# Hidden Markov Model: Forward Algorithm implementation in Python

I am learning Hidden Markov Model and its implementation for Stock Price Prediction. I am trying to implement the Forward Algorithm according to this paper.

Here I found an implementation of the Forward Algorithm in Python.

import pandas as pd
import numpy as np

V = np.array([0, 1, 1, 2, 0, 1, 2, 0, 1, 0, 2])

# Transition Probabilities
a = np.array(((0.54, 0.46), (0.49, 0.51)))

# Emission Probabilities
b = np.array(((0.16, 0.26, 0.58), (0.25, 0.28, 0.47)))

# # Equal Probabilities for the initial distribution
pi = np.array((0.5, 0.5))

def forward(V, a, b, pi):
alpha = np.zeros((V.shape[0], a.shape[0]))
alpha[0, :] = initial_distribution * b[:, V[0]]
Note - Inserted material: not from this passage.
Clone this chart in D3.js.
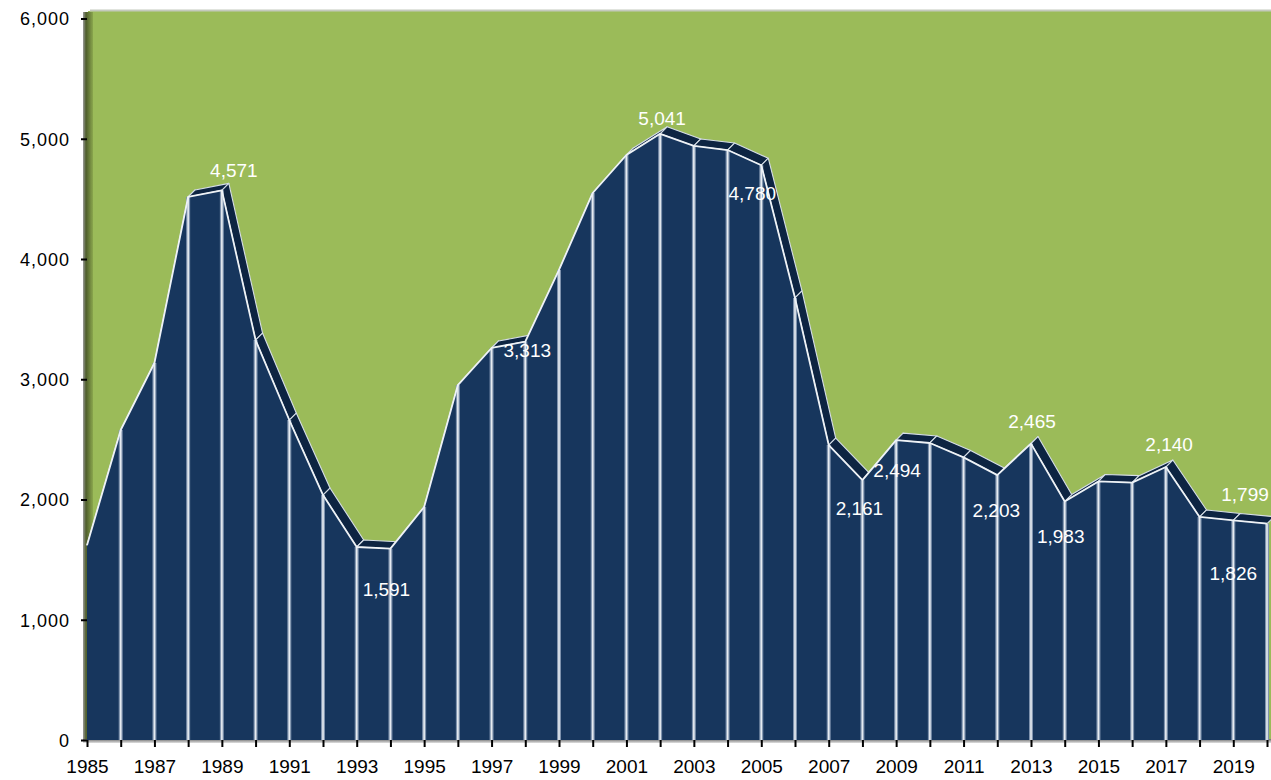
<!DOCTYPE html>
<html>
<head>
<meta charset="utf-8">
<title>3D area chart</title>
<script src="https://cdnjs.cloudflare.com/ajax/libs/d3/7.8.5/d3.min.js"></script>
<style>
  body { margin: 0; background: #fff; }
  svg { display: block; font-family: "Liberation Sans", Arial, sans-serif; }
</style>
</head>
<body>
<div id="chart"></div>
<script>
// values
var years = d3.range(1985, 2021);
var values = [1620, 2578, 3135, 4516, 4571, 3326, 2661, 2037, 1605, 1591,
              1938, 2952, 3260, 3313, 3909, 4549, 4865, 5041, 4940, 4906,
              4780, 3676, 2453, 2161, 2494, 2470, 2350, 2203, 2465, 1983,
              2150, 2140, 2270, 1855, 1826, 1799];
var yTicks = [0, 1000, 2000, 3000, 4000, 5000, 6000];
var xLabelYears = d3.range(1985, 2021, 2);
// data labels shown in the chart
var labelYears = [1989, 1994, 1998, 2002, 2005, 2008, 2009, 2012, 2013, 2014, 2016, 2019, 2020];

var width = 1271, height = 780;
var data = years.map(function(y, i) { return { year: y, value: values[i] }; });

var svg = d3.select("#chart").append("svg")
  .attr("width", width)
  .attr("height", height);

var x = d3.scaleLinear().domain([1985, 2020]).range([87, 1267]);
var y = d3.scaleLinear().domain([0, 6000]).range([740, 18.5]);

// depth of the 3d effect
var dx = 7, dy = -7;

var defs = svg.append("defs");
var wallGrad = defs.append("linearGradient").attr("id", "wall")
  .attr("x1", "0").attr("x2", "1").attr("y1", "0").attr("y2", "0");
wallGrad.append("stop").attr("offset", "0").attr("stop-color", "#9a9a9a");
wallGrad.append("stop").attr("offset", "0.3").attr("stop-color", "#4f5e2c");
wallGrad.append("stop").attr("offset", "1").attr("stop-color", "#8aa64d");

var floorGrad = defs.append("linearGradient").attr("id", "floor")
  .attr("x1", "0").attr("x2", "0").attr("y1", "0").attr("y2", "1");
floorGrad.append("stop").attr("offset", "0").attr("stop-color", "#6d6d6d");
floorGrad.append("stop").attr("offset", "1").attr("stop-color", "#e0e0e0");

// back wall
svg.append("rect")
  .attr("x", 88).attr("y", 11)
  .attr("width", width - 88).attr("height", 729)
  .attr("fill", "#9bbb59");
svg.append("line")
  .attr("x1", 90).attr("x2", width).attr("y1", 10.5).attr("y2", 10.5)
  .attr("stroke", "#c4c9bd").attr("stroke-width", 2);
// side wall
svg.append("rect")
  .attr("x", 83).attr("y", 12)
  .attr("width", 10).attr("height", 728)
  .attr("fill", "url(#wall)");

// floor
svg.append("rect")
  .attr("x", 83).attr("y", 739)
  .attr("width", width - 83).attr("height", 4)
  .attr("fill", "url(#floor)");

// top surface strips
var strips = svg.append("g");
for (var i = 0; i < data.length - 1; i++) {
  var a = data[i], b = data[i + 1];
  var pts = [
    [x(a.year), y(a.value)],
    [x(b.year), y(b.value)],
    [x(b.year) + dx, y(b.value) + dy],
    [x(a.year) + dx, y(a.value) + dy]
  ];
  strips.append("polygon")
    .attr("points", pts.map(function(p) { return p.join(","); }).join(" "))
    .attr("fill", "#0d2442")
    .attr("stroke", "#d5dde7")
    .attr("stroke-width", 1.1)
    .attr("stroke-linejoin", "round");
}

// front face
var area = d3.area()
  .x(function(d) { return x(d.year); })
  .y0(y(0))
  .y1(function(d) { return y(d.value); });

svg.append("path")
  .datum(data)
  .attr("d", area)
  .attr("fill", "#17365d");

// vertical lines at every year
var vlines = svg.append("g");
vlines.selectAll("line.glow")
  .data(data.slice(1))
  .enter().append("line")
  .attr("x1", function(d) { return x(d.year); })
  .attr("x2", function(d) { return x(d.year); })
  .attr("y1", function(d) { return y(d.value); })
  .attr("y2", y(0))
  .attr("stroke", "#7e92ad")
  .attr("stroke-width", 4);
vlines.selectAll("line.core")
  .data(data.slice(1))
  .enter().append("line")
  .attr("x1", function(d) { return x(d.year); })
  .attr("x2", function(d) { return x(d.year); })
  .attr("y1", function(d) { return y(d.value); })
  .attr("y2", y(0))
  .attr("stroke", "#e6ebf1")
  .attr("stroke-width", 1.6);

// front top edge
var line = d3.line()
  .x(function(d) { return x(d.year); })
  .y(function(d) { return y(d.value); });
svg.append("path")
  .datum(data)
  .attr("d", line)
  .attr("fill", "none")
  .attr("stroke", "#eef2f6")
  .attr("stroke-width", 1.8)
  .attr("stroke-linejoin", "round");

// axes
var yAxis = svg.append("g")
  .attr("transform", "translate(87,0)")
  .call(d3.axisLeft(y).tickValues(yTicks).tickSize(6).tickPadding(11).tickFormat(d3.format(",")));
yAxis.select(".domain").remove();
yAxis.selectAll(".tick line").attr("stroke", "#000").attr("stroke-width", 2);
yAxis.selectAll(".tick text")
  .attr("fill", "#000")
  .style("font-size", "18px")
  .style("letter-spacing", "1px")
  .attr("dy", "0.36em");

var xAxis = svg.append("g")
  .attr("transform", "translate(0,740)")
  .call(d3.axisBottom(x).tickValues(years).tickSize(7)
    .tickFormat(function(d) { return xLabelYears.indexOf(d) >= 0 ? String(d) : ""; }));
xAxis.select(".domain").remove();
xAxis.selectAll(".tick line").attr("stroke", "#000").attr("stroke-width", 2);
xAxis.selectAll(".tick text")
  .attr("fill", "#000")
  .attr("y", 33)
  .attr("dy", 0)
  .style("font-size", "19px");

// data labels, offsets from the point in pixels
var labelOffset = {
  1989: [12, -13], 1994: [-4, 47], 1998: [2, 15], 2002: [2, -9],
  2005: [-9, 35], 2008: [-3, 35], 2009: [1, 37], 2012: [-1, 42],
  2013: [1, -16], 2014: [-4, 41], 2016: [37, -32], 2019: [0, 60],
  2020: [-22, -23]
};
var fmt = d3.format(",");
svg.append("g").selectAll("text")
  .data(data.filter(function(d) { return labelYears.indexOf(d.year) >= 0; }))
  .enter().append("text")
  .attr("x", function(d) { return x(d.year) + labelOffset[d.year][0]; })
  .attr("y", function(d) { return y(d.value) + labelOffset[d.year][1]; })
  .attr("text-anchor", "middle")
  .attr("fill", "#fff")
  .style("font-size", "19px")
  .text(function(d) { return fmt(d.value); });
</script>
</body>
</html>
for t in range(1, V.shape[0]):
for j in range(a.shape[0]):
alpha[t, j] = alpha[t - 1].dot(a[:, j]) * b[j, V[t]]

return alpha

alpha = forward(V, a, b, pi)


But it seems to me that it does not include (c) and (d) steps from the algorithm. So I added them:

def forward(V, a, b, pi):
p = 1
alpha = np.zeros((V.shape[0], a.shape[0]))
alpha[0, :] = pi * b[:, V[0]]

for t in range(1, V.shape[0]):
probability_of_observation = 0 #my code
for j in range(a.shape[0]):
alpha[t, j] = alpha[t - 1].dot(a[:, j]) * b[j, V[t]]
probability_of_observation += alpha[t, j]  #my code
p = p * probability_of_observation #my code

return p #changed

p = forward(V, a, b, pi)  #changed


Does my code coincide with the given algorithm?